In the future, we are hoping we can put a UI on the python installation process, but it’s not clear when or even if that will be able to come.

Thanks,
Brendan

ath_toh · November 21, 2024, 4:35pm

It works, thank you so much for answering so fast

barthdamon · November 22, 2024, 6:35am

It looks like
shared_memory_recv_experience_multiprocess is getting hung up here waiting for these controls:

    for controls in processes_controls:
        while not controls[UE_SHARED_MEMORY_EXPERIENCE_SIGNAL]:
        
            if controls[UE_SHARED_MEMORY_STOP_SIGNAL]:
                controls[UE_SHARED_MEMORY_STOP_SIGNAL] = 0
                return UE_RESPONSE_STOPPED, None, None
            print("Sleeping")
            time.sleep(0.001)
    
    print("Moving On")

I see it print sleeping until the process stops, and it never moves on. Any idea why the controls don’t have the shared memory experience signal to move on?

Deathcalibur · November 22, 2024, 2:34pm

Each of the worker processes (UE game process) will write a “1” to the shared memory in the appropriate index when they are done writing experience to the shared mem. So there must be something going on with UE where it’s not writing the data appropriately. I would check the logs on the UE side and step through to see what is going on over there.

Sorry this has been such a hassle for you.

barthdamon · November 25, 2024, 5:32am

I got snapshots working! I had to set the MaximumRecordedEpisodesPerIteration to a lower number to trigger snapshot saving at a more frequent interval for my setup.

I was overflowing memory at first when I got it working but now I’ve simplified/packed down my observation space. Do you have any insight on what might be causing this error? I get it sporadically now when training:

Engine\Plugins\Experimental\LearningAgents\Content\Python\ppo.py", line 531, in train
LogLearning: Display: Training Process:     policy_batch = torch.randint(0, len(window_indices), size=[policy_batch_size])
LogLearning: Display: Training Process:                    ^^^^^^^^^^^^^^^^^^^^^^^^^^^^^^^^^^^^^^^^^^^^^^^^^^^^^^^^^^^^^^^
LogLearning: Display: Training Process: RuntimeError: random_ expects 'from' to be less than 'to', but got from=0 >= to=0

I’ve been messing with the training settings for my use case, so likely something on my end. I imagine every use case requires different configurations but that there are certain principles (which I’m still learning) that hold true in every case for ML to be effective…

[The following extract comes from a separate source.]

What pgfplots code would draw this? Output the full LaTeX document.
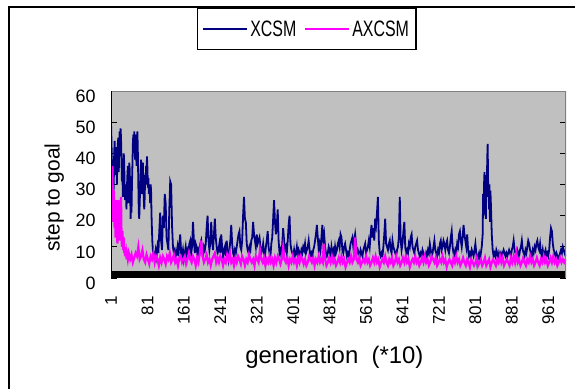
\documentclass[border=0pt]{standalone}
\usepackage{pgfplots}
\pgfplotsset{compat=1.18}
\usepackage{fontspec}
\setmainfont{Liberation Sans}
\definecolor{xcsm}{RGB}{0,0,128}
\definecolor{axcsm}{RGB}{255,0,255}
\definecolor{plotgray}{RGB}{192,192,192}
\definecolor{bordergray}{RGB}{128,128,128}

\pgfplotstableread{
x y
1 50
2 44
3 37
4 28
5 33
6 25
7 30
8 40
9 44
10 36
11 33
12 39
13 42
14 30
15 38
16 43
17 45
18 34
19 40
20 47
21 44
22 48
23 45
24 38
25 31
26 35
27 26
28 33
29 40
30 37
31 28
32 25
33 30
34 26
35 22
36 29
37 33
38 36
39 30
40 24
41 37
42 35
43 29
44 19
45 24
46 21
47 30
48 36
49 43
50 46
51 40
52 47
53 44
54 38
55 46
56 42
57 36
58 45
59 47
60 40
61 30
62 21
63 19
64 24
65 29
66 33
67 38
68 31
69 27
70 35
71 37
72 30
73 25
74 22
75 26
76 33
77 30
78 36
79 33
80 39
81 35
82 29
83 32
84 27
85 30
86 28
87 24
88 30
89 28
90 20
91 15
92 11
93 9
94 8
95 8
97 7
99 9
101 7
103 10
105 8
107 15
109 21
111 12
113 9
115 20
117 16
119 27
121 24
123 13
125 11
127 9
129 22
131 31
133 30
135 17
137 10
139 8
141 9
143 7
145 8
147 10
149 7
151 11
153 14
155 8
157 7
159 9
161 6
163 8
165 10
167 7
169 9
171 8
173 11
175 12
177 8
179 10
181 18
183 12
185 8
187 11
189 10
191 7
193 9
195 8
197 11
199 12
201 8
203 7
205 10
207 9
209 11
211 16
213 20
215 12
217 9
219 11
221 18
223 12
225 9
227 14
229 19
231 13
233 10
235 8
237 9
239 11
241 8
243 14
245 10
247 7
249 9
251 10
253 7
255 12
257 8
259 6
261 9
263 12
265 17
267 11
269 8
271 7
273 9
275 8
277 10
279 12
281 14
283 15
285 10
287 9
289 12
291 20
293 26
295 19
297 18
299 11
301 9
303 8
305 10
307 9
309 12
311 13
313 18
315 14
317 12
319 10
321 14
323 11
325 12
327 13
329 10
331 8
333 9
335 11
337 8
339 7
341 10
343 12
345 15
347 10
349 8
351 7
353 11
355 13
357 19
359 25
361 18
363 14
365 17
367 22
369 12
371 8
373 9
375 7
377 11
379 16
381 12
383 9
385 10
387 8
389 12
391 17
393 20
395 11
397 9
399 8
401 7
403 9
405 7
407 8
409 10
411 7
413 9
415 8
417 7
419 9
421 8
423 10
425 9
427 11
429 8
431 9
433 10
435 12
437 9
439 7
441 8
443 7
445 9
447 10
449 12
451 14
453 17
455 13
457 9
459 11
461 9
463 13
465 17
467 12
469 14
471 10
473 8
475 7
477 8
479 10
481 9
483 7
485 10
487 8
489 9
491 7
493 10
495 8
497 9
499 11
501 12
503 10
505 14
507 13
509 9
511 8
513 10
515 11
517 9
519 7
521 8
523 7
525 9
527 11
529 12
531 13
533 10
535 12
537 14
539 11
541 8
543 9
545 8
547 7
549 9
551 8
553 7
555 9
557 10
559 11
561 8
563 9
565 10
567 12
569 10
571 14
573 17
575 13
577 16
579 12
581 19
583 17
585 21
587 26
589 12
591 8
593 7
595 8
597 7
599 10
601 14
603 19
605 11
607 10
609 9
611 11
613 12
615 9
617 8
619 12
621 10
623 9
625 8
627 7
629 9
631 10
633 13
635 26
637 12
639 9
641 11
643 15
645 18
647 10
649 8
651 9
653 8
655 11
657 10
659 13
661 14
663 10
665 9
667 8
669 10
671 11
673 12
675 9
677 8
679 7
681 8
683 7
685 9
687 8
689 7
691 6
693 8
695 7
697 9
699 8
701 11
703 9
705 7
707 8
709 10
711 12
713 9
715 8
717 7
719 9
721 8
723 11
725 12
727 9
729 10
731 12
733 11
735 9
737 11
739 12
741 9
743 8
745 10
747 13
749 15
751 10
753 8
755 7
757 9
759 8
761 11
763 10
765 14
767 15
769 12
771 10
773 13
775 17
777 14
779 12
781 10
783 14
785 9
787 7
789 8
791 7
793 9
795 8
797 7
799 9
801 11
803 8
805 5
807 7
809 8
811 6
813 8
815 10
817 14
818 27
819 20
820 30
821 34
822 23
823 31
824 19
825 33
826 26
827 38
828 43
829 30
830 29
831 22
832 30
833 18
834 28
835 24
836 19
837 14
839 9
841 7
843 8
845 7
847 9
849 8
851 6
853 8
855 7
857 8
859 7
861 8
863 9
865 8
867 7
869 8
871 7
873 8
875 9
877 8
879 7
881 9
883 10
885 12
887 9
889 8
891 7
893 9
895 8
897 7
899 9
901 10
903 12
905 9
907 8
909 7
911 9
913 8
915 10
917 12
919 11
921 9
923 8
925 7
927 9
929 8
931 10
933 9
935 11
937 12
939 10
941 9
943 11
945 8
947 7
949 9
951 7
953 8
955 9
957 7
959 8
961 7
963 9
965 13
967 16
969 15
971 11
973 9
975 8
977 7
979 8
981 7
983 6
985 7
987 8
989 9
991 8
993 10
995 9
997 8
999 7
}\xcsmdata

\pgfplotstableread{
x y
1 33
2 22
3 30
4 36
5 26
6 18
7 28
8 22
9 16
10 24
11 13
12 20
13 25
14 22
15 11
16 17
17 25
18 24
19 21
20 12
21 18
22 23
23 26
24 14
25 10
26 15
27 12
28 9
29 13
30 8
31 10
32 7
33 8
34 9
35 6
36 8
37 7
38 6
40 8
43 6
46 7.5
49 5
52 6.5
55 8
58 7
61 10
64 6
67 7
70 9
73 6
76 5
79 7.5
82 6
85 4.5
88 7
91 6
94 8
97 5
100 7
103 6
106 4
109 6.5
112 5
115 7
118 6
121 4.5
124 7
127 6
130 8
133 5
136 6
139 7.5
142 5
145 6
148 4
151 6.5
154 7
157 5
160 6
163 7
166 4.5
169 6
172 8
175 6
178 5
181 7
184 6
187 4
190 6.5
193 5
196 8
199 12
202 7
205 5
208 6
211 7.5
214 5
217 6
220 4
223 6
226 7
229 8
232 5
235 6.5
238 5
241 7
244 6
247 4
250 6
253 5
256 7.5
259 6
262 8
265 5
268 6
271 4
274 6.5
277 5
280 7
283 6
286 4.5
289 7
292 6
295 4
298 6
301 5
304 7.5
307 6
310 5
313 6
316 4
319 7
322 6
325 5
328 9
331 6
334 5
337 6.5
340 4
343 6
346 5
349 7
352 5
355 6
358 4
361 6.5
364 5
367 7
370 6
373 4.5
376 6
379 10
382 6
385 5
388 6.5
391 4
394 6
397 5
400 7
403 5
406 6
409 4
412 6.5
415 5
418 7
421 6
424 4.5
427 6
430 4
433 5
436 7
439 6
442 5
445 6.5
448 4
451 6
454 5
457 7
460 5
463 6
466 5
468 11
471 6
474 4
477 5
480 6.5
483 5
486 7
489 5
492 6
495 4
498 5
501 6.5
504 5
507 7
510 5
513 6
516 3.5
519 5
522 6
525 5
528 7
531 5
534 6
537 13
540 6
543 5
546 6.5
549 4
552 5
555 6
558 5
561 7
564 5
567 6
570 4
573 5
576 6.5
579 5
582 7
585 5
588 6
591 3.5
594 5
597 6
600 5
603 7
606 5
609 4
612 6
615 5
618 6.5
621 4
624 5
627 7
630 5
633 6
636 4
639 5
642 6.5
645 5
648 7
651 5
654 6
657 3.5
660 5
663 6
666 5
669 7
672 5
675 6
678 4
681 5
684 6.5
687 5
690 7
693 5
696 6
699 4
702 5
705 7
708 6
711 5
714 6.5
717 4
720 5
723 6
726 5
729 7
732 5
735 6
738 3.5
741 5
744 6
747 5
750 4
753 6.5
756 5
759 7
762 5
765 6
768 4
771 5
774 6.5
777 5
780 4
783 6
786 5
789 3.5
792 6
795 5
798 4
801 5
804 6.5
807 4
810 5
813 6
816 4
819 5
822 6.5
825 4
828 5
831 6
834 3.5
837 5
840 6
843 5
846 4
849 6
852 5
855 7
858 5
861 6.5
864 4
867 5
870 6
873 5
876 4
879 6.5
882 5
885 7
888 5
891 8
894 5
897 6
900 4
903 5
906 6.5
909 5
912 4
915 6
918 5
921 7
924 5
927 6
930 4
933 5
936 6.5
939 5
942 4
945 6
948 5
951 7
954 5
957 6
960 4
963 5
966 6.5
969 5
972 7
975 5
978 6
981 4
984 5
987 6.5
990 5
993 6
996 5
999 6
}\axcsmdata

\begin{document}
\begin{tikzpicture}[x=1bp,y=1bp]
\useasboundingbox (0,0) rectangle (575,389);
\draw[black, line width=1.5bp] (9,0) -- (9,382) -- (575,382);
\begin{axis}[
  at={(111bp,111bp)}, anchor=south west,
  width=455bp, height=187bp, scale only axis,
  xmin=1, xmax=1000, ymin=0, ymax=60,
  axis background/.style={fill=plotgray},
  axis line style={draw=none},
  ytick={0,10,...,60},
  xtick={1,81,...,961},
  tick align=inside,
  major tick length=6bp,
  ytick style={black, line width=1bp},
  xtick style={draw=none},
  /pgf/number format/assume math mode=true,
  yticklabel style={font=\fontsize{18}{18}\selectfont, yshift=-5bp},
  yticklabel shift=12bp,
  xticklabel style={font=\fontsize{17}{17}\selectfont, rotate=90, anchor=east},
  xticklabel shift=15bp,
  xlabel={generation\ \ (*10)},
  ylabel={step to goal},
  xlabel style={font=\fontsize{24}{24}\selectfont, at={(axis description cs:0.491,-0.422)}, anchor=center},
  ylabel style={font=\fontsize{21}{21}\selectfont, at={(axis description cs:-0.125,0.43)}, anchor=center},
  legend style={at={(0.43,1.33)}, anchor=center, legend columns=2, draw=black, line width=1.2bp, font=\fontsize{16}{16}\selectfont, fill=white, inner xsep=5bp, inner ysep=10bp, /tikz/every even column/.append style={column sep=6bp}},
  legend image code/.code={\draw[#1, line width=2bp] (0bp,0bp) -- (44bp,0bp);},
]
\addplot[xcsm, line width=1.8bp] table[x=x, y=y] {\xcsmdata};
\addplot[axcsm, line width=2.2bp] table[x=x, y=y] {\axcsmdata};
\legend{\scalebox{1}[1.4]{XCSM}, \scalebox{1}[1.4]{AXCSM}}
\fill[black] (axis cs:1,0) rectangle (axis cs:1000,2.1);
\draw[bordergray, line width=1.5bp] (rel axis cs:0,1) -- (rel axis cs:1,1) -- (rel axis cs:1,0);
\draw[black, line width=1.5bp] (rel axis cs:0,0) -- (rel axis cs:0,1);
\end{axis}
\end{tikzpicture}
\end{document}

Deathcalibur · November 25, 2024, 1:58pm

I haven’t ran into this before, but I believe the issue is that you need to ensure that the policy batch size is larger than the policy window size in these settings:

What values were you using? I can reproduce the issue and add a warning/error message in UE.

EDIT: It could also be the case that your episode has zero steps in it, which would means that you’re trying to get a random value between (0,0) which isn’t possible. So double check if perhaps that is actually the issue.